Look -- there will obviously be pushback from consumers, bottlers and retailers (like McDonald’s, as a matter of fact) and corresponding erosion. On the other hand, gross margins should improve. The sweetener in Zero costs significantly less than high-fructose corn syrup or any other sugar, for that matter.
Meanwhile, the first-mover advantage is incalculable. To be a corporate hero once upon a time was nice for everybody’s ego but useless at the cash register and Wall Street. As Google, Amazon, Zappos, Apple and Whole Foods can tell you, not anymore. Accounting rules remain beholden to an outdated world view when it comes to booking goodwill as an asset, but a priceless asset goodwill most certainly is. If I had the choice of which global swill juggernaut I wished to be, I’d prefer to be the one that risked its own business to save lives.
Even though the real risk is to be the global swill juggernaut that does not.
Can we revisit the New Coke episode for a moment? Everybody recalls it as a business blunder of historic proportions. The Coca-Cola Co. asked which flavor consumers preferred, and when the blind-taste tests ruled overwhelmingly for the sweeter new formula, Atlanta pulled the trigger.
Alas, they had asked the wrong question. Instead of “Which cup do you prefer, A or B?” they should have asked, “Do you want us fucking with your Coca-Cola?” The answer, history tells us, would have been a resounding “no.”
But that episode confers two pieces of guidance. First is the ultimate truth that neither the Coca-Cola Co. or its shareholders own the Coke brand. That ownership is shared among all stakeholders, chiefly consumers…who are damn near everyone on earth. The needs of those many must trump the short-term interests of the executive few.

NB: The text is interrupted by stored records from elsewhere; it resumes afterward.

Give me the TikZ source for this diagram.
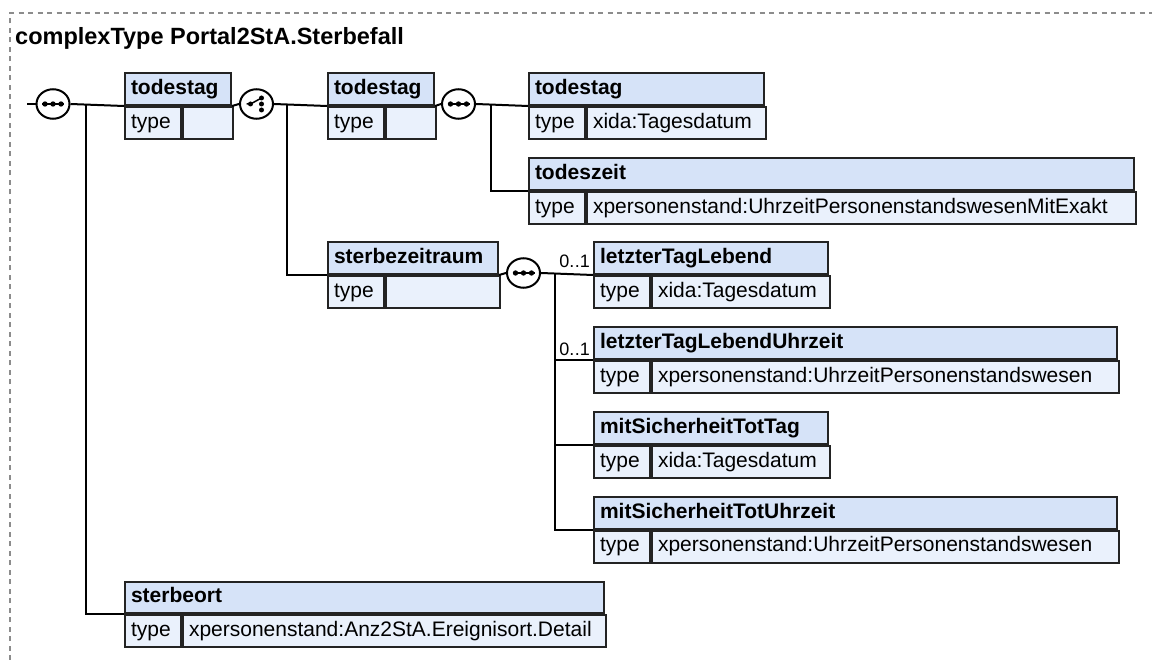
\documentclass[tikz,border=0pt]{standalone}
\usepackage{fontspec}
\setmainfont{Liberation Sans}
\usetikzlibrary{shapes.geometric}
\definecolor{hdrfill}{RGB}{214,227,248}
\definecolor{rowfill}{RGB}{234,241,252}
\definecolor{bordercol}{RGB}{35,35,35}
\definecolor{framecol}{RGB}{140,140,140}
\tikzset{
  cell/.style={draw=bordercol, line width=2pt, rectangle, anchor=north west, inner xsep=6pt, inner ysep=0pt, align=left, text height=15pt, text depth=4.5pt},
  hdr/.style={cell, fill=hdrfill, minimum height=31.5pt, font=\bfseries\fontsize{21}{24}\selectfont},
  rowcell/.style={cell, fill=rowfill, minimum height=32pt, font=\fontsize{21}{24}\selectfont},
  conn/.style={line width=2pt, draw=black},
  comp/.style={ellipse, draw=black, fill=white, line width=2pt, minimum width=33pt, minimum height=29.5pt, inner sep=0pt},
  mult/.style={font=\fontsize{18}{20}\selectfont, inner sep=0pt, anchor=base east},
}
\newcommand{\xsdbox}[6]{%
  \pgfmathsetmacro{\hw}{#4-12}%
  \pgfmathsetmacro{\vw}{#4-56-12}%
  \pgfmathsetmacro{\tp}{#3-31.5}%
  \node[hdr, text width=\hw pt] (#1) at (#2,\tp) {#5};
  \node[rowcell, text width=44pt] (#1-t) at (#1.south west) {type};
  \node[rowcell, text width=\vw pt] (#1-v) at (#1-t.north east) {#6};
}
\newcommand{\seqicon}[1]{%
  \draw[line width=1.5pt] ([xshift=-11pt]#1.center) -- ([xshift=11pt]#1.center);
  \foreach \dx in {-8,0,8} \fill ([xshift=\dx pt]#1.center) circle (2.7pt);
}
\newcommand{\choiceicon}[1]{%
  \draw[line width=1.5pt] ([xshift=-10pt]#1.center) -- ([xshift=-6pt]#1.center) -- ([xshift=5pt,yshift=6pt]#1.center);
  \foreach \dy in {6,0,-6} \fill ([xshift=5pt,yshift=\dy pt]#1.center) circle (2.5pt);
  \fill ([xshift=-6pt]#1.center) circle (2.5pt);
}
\newcommand{\zeroone}{0.\hspace{0.5pt}.1}
\begin{document}
\begin{tikzpicture}[x=1pt,y=-1pt]
\useasboundingbox (0,0) rectangle (1152,660);
\fill[white] (0,0) rectangle (1152,660);
\draw[framecol, line width=1.3pt, dash pattern=on 5pt off 4.5pt] (10,660) -- (10,13) -- (1152,13);
\node[anchor=base west, inner sep=0pt, font=\bfseries\fontsize{23.5}{28}\selectfont] (title) at (15,45) {complexType Portal2StA.Sterbefall};

\coordinate (lead) at (27,104);
\coordinate (b1) at (86,104);
\coordinate (b2) at (287,104);
\coordinate (b3) at (491,104);
\coordinate (b4) at (555,273);

\xsdbox{tA}{124}{104}{106}{todestag}{}
\xsdbox{tB}{327}{104}{106}{todestag}{}
\xsdbox{tC}{528}{104}{235}{todestag}{xida:Tagesdatum}
\xsdbox{tZ}{528}{189}{605}{todeszeit}{xpersonenstand:UhrzeitPersonenstandswesenMitExakt}
\xsdbox{sz}{327}{273}{170}{sterbezeitraum}{}
\xsdbox{lA}{593}{273}{234}{letzterTagLebend}{xida:Tagesdatum}
\xsdbox{lB}{593}{358}{523}{letzterTagLebendUhrzeit}{xpersonenstand:UhrzeitPersonenstandswesen}
\xsdbox{mA}{593}{443}{234}{mitSicherheitTotTag}{xida:Tagesdatum}
\xsdbox{mB}{593}{527.5}{523}{mitSicherheitTotUhrzeit}{xpersonenstand:UhrzeitPersonenstandswesen}
\xsdbox{so}{124}{612}{479}{sterbeort}{xpersonenstand:Anz2StA.Ereignisort.Detail}

\node[comp] (s1) at (53,104) {};
\node[comp] (c1) at (256.5,104) {};
\node[comp] (s2) at (458.5,104) {};
\node[comp] (s3) at (523.5,273) {};

\draw[conn] (lead) -- (s1.west);
\draw[conn] (s1.east) -- (tA.south west);
\draw[conn] (b1) |- (so.south west);
\draw[conn] (tA.south east) -- (c1.west);
\draw[conn] (c1.east) -- (tB.south west);
\draw[conn] (b2) |- (sz.south west);
\draw[conn] (tB.south east) -- (s2.west);
\draw[conn] (s2.east) -- (tC.south west);
\draw[conn] (b3) |- (tZ.south west);
\draw[conn] (sz.south east) -- (s3.west);
\draw[conn] (s3.east) -- (lA.south west);
\draw[conn] (b4) |- (lB.south west);
\draw[conn] (b4) |- (mA.south west);
\draw[conn] (b4) |- (mB.south west);

\seqicon{s1}
\choiceicon{c1}
\seqicon{s2}
\seqicon{s3}

\node[mult] (mlA) at (590,268) {\zeroone};
\node[mult] (mlB) at (590,356) {\zeroone};
\end{tikzpicture}
\end{document}
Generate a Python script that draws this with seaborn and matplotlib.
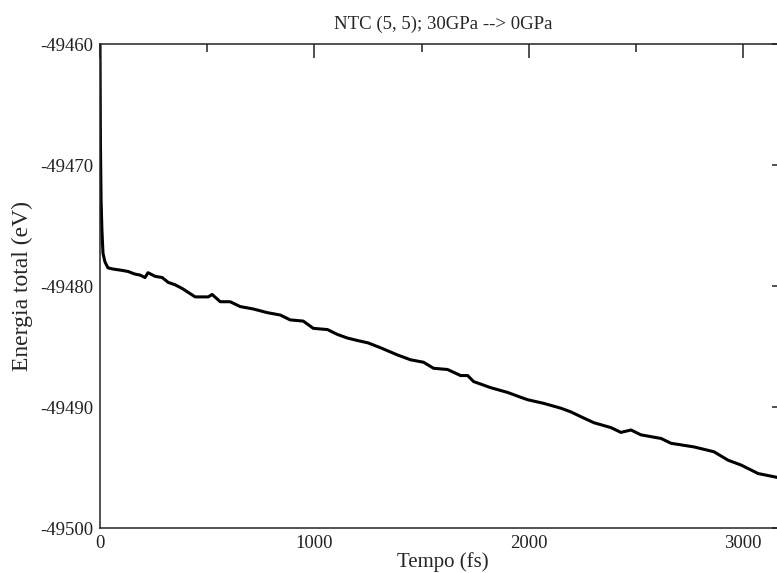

Secondly, through their notorious blunder the Coca-Cola Co. blundered into a fortune. The New Coke fiasco was about as tragic as Jed Clampett missing the possum. The brand-extension mania it spawned helped Coca-Cola Co. change the grocery marketplace by squeezing marginal competitors right out of the aisle. Corporate market share soared.
In other words, the obvious is not always obvious. In the current circumstances, the way to not only preserve but boost the Coca-Cola Co.’s fortunes is to diminish Coca-Cola. Or, put yet another way: the future is a zero sum game.